If springtime doesn’t make you want to run outside, dig in the dirt, and dye your hair blonde, I don’t know what will. Ok, maybe not that last part (I’m quite content with my dark chocolate tresses, thank you) but the warmer weather is enough to make me set aside my usual brunette confections for their golden counterparts.
These would make a perfect Easter treat, with their sunny dispositions and pastel rainbow flecks. Proof perhaps that blondes, at least the dessert kind, really do have more fun.
The blondie base is the same one I used in the Cookie Dough Lover’s Cookbook… minus the white chocolate macadamia cookie dough part, of course. While the recipe uses white chocolate as the base, the flavor isn’t overly white chocolatey. I’d describe it as somewhere between a chocolate chip cookie and a yellow cake. They are sweet and buttery with an almost gooey texture inside, and a crispy paper-thin top crust, exactly like you’d expect from a fudgy chocolate brownie. Just in reverse.
But let’s talk sprinkles. You could use jimmies if that’s all you have, however I’ve found that quins or confetti sprinkles come out more vibrant and with less color bleed. But whatever you do, don’t use nonpareils – they are about as colorfast as a leaky ink pen and will turn your batter an unappetizing shade of murky gray.
It’s sprinkle science, just plain fact.
If only all science resulted in sweet treats like these, instead of explosions and tedious equations, I may very well have been a scientist.
- 1/2 cup unsalted butter
- 5 ounces good quality white chocolate, shaved or finely chopped*
- 1/2 cup granulated sugar
- 1/4 cup packed light brown sugar
- 2 large eggs
- 1 1/2 teaspoons vanilla extract
- 1 cup all-purpose flour
- 1/4 teaspoon baking powder
- 1/4 teaspoon kosher salt
- 1/3 cup confetti quin sprinkles
*Good quality white chocolate will have cocoa butter listed as one of the first ingredients. Stay away from white baking chips, which legally can’t be called white chocolate as they are made from partially hydrogenated oils instead of cocoa butter. They won’t work in this recipe.
- Preheat oven to 350 degrees F. Line an 8-by-8-inch baking pan with parchment paper; lightly butter parchment.
- Melt butter in a large, microwave-safe bowl. Add white chocolate; the residual heat from the melted butter should be enough to melt the chocolate. If necessary, microwave on medium power in 10 second intervals, stirring until completely melted and smooth.

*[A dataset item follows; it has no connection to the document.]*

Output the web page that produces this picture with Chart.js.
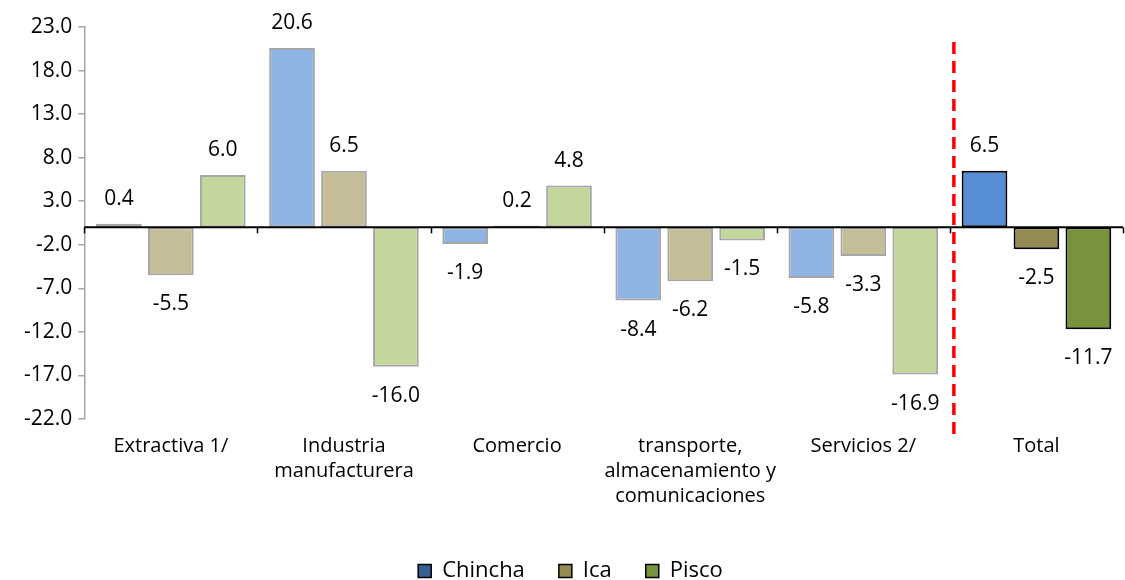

- Stir in sugar and brown sugar. The mixture may appear to separate a bit at this point which is normal. Whisk in eggs and vanilla until smooth.
- Fold in flour, baking powder, and salt until almost incorporated, then fold in sprinkles. Pour into prepared pan.
- Bake for about 30 minutes or until top is set and lightly crackled and edges are golden brown. A toothpick inserted near the center should come out cleanly with only a few moist crumbs attached. Place pan on a wire rack and let cool to room temperature, then cover and refrigerate for at least 2 hours or overnight. Lift out blondies using edges of parchment paper as handles and cut into 16 even squares. Blondies will keep in an airtight container for up to 3 days, or refrigerated for up to a week.